Rarement un mouvement politique ou social a suscité autant
de commentaires en tous genres que celui des « gilets jaunes ». Un
seul point paraît à peu près consensuel : les causes du mouvement ne se
bornent pas à l’augmentation du prix des carburants. Parmi toutes les causes
envisageables, les petites phrases tiennent une place de choix.
Les petites phrases de Christophe Castaner, de Gérald
Darmanin ou de Benjamin Griveaux, mais surtout celles d’Emmanuel Macron. « 80 %
du bordel des "gilets jaunes" est le résultat des petites phrases du
chef de l’État depuis six mois », estime même, sous couvert
d’anonymat, un député LaREM cité
par Mathilde Siraud dans Le Figaro du 3 décembre. Les quatre
cinquièmes du bordel ! Déclaration que BFM
TV commente ainsi : « Cette idée que la contestation dans la
rue se cristallise autour de la personnalité du président de la République fait
désormais le sel de l'opposition. » Autrement dit, on connaît la
personnalité du président de la République à travers ses petites phrases.
Le professeur Arnaud Mercier rejoint en grande partie cet
avis dans une étude
publiée le 3 décembre par The Conversation et reprise par franceinfo
et La
Tribune. Selon lui, Emmanuel Macron a rompu le fil de la confiance « en
multipliant depuis son élection, les petites phrases assassines à destination
des Français qui ont été prises comme autant de marques d'humiliation à l'égard
de ceux qui sont en galère, au profit des "premiers de cordée" ».
On note l’adjectif « assassines », marque
d’une grande violence. Il s’applique à ces formules, expressément citées :
« Je
traverse la rue, je vous trouve du travail », « Des
Gaulois réfractaires au changement », « On
met un pognon de dingue dans les minimas sociaux », « Les
gens qui ne sont rien ». Assassines, ces petites phrases ? Au
premier degré, elles évoquent plutôt des « brèves de comptoir ».

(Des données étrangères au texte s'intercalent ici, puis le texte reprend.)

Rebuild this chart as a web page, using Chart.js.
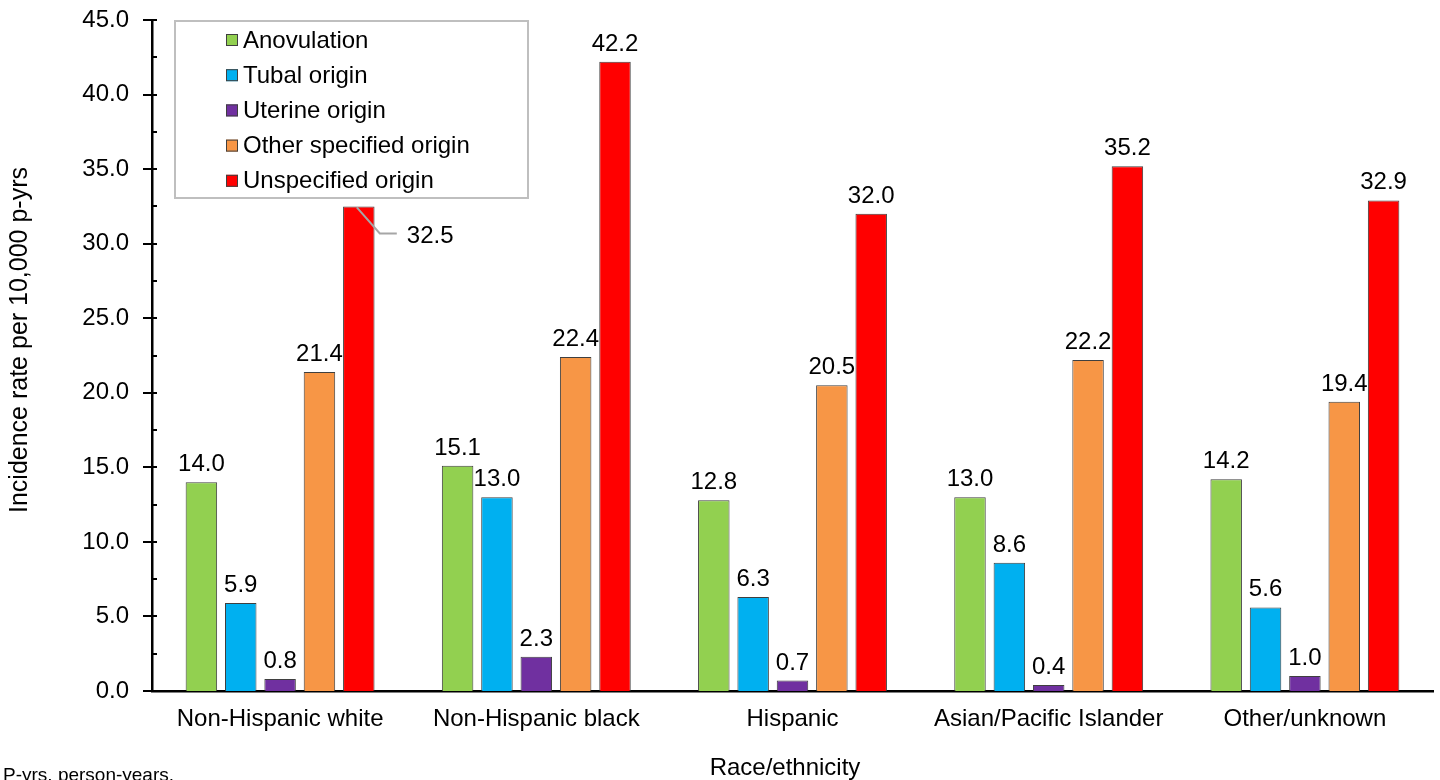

Pourtant, elles ont contribué à mettre des centaines de milliers de gens dans
la rue et sur les ronds-points. C’est donc qu’elles contiennent un second degré
très puissant.
Un second degré qui n’est certainement pas dans l’intention
du président de la République mais dans l’interprétation qu’en font les
Français. La petite phrase appartient davantage à celui qui la reçoit qu’à celui qui la prononce.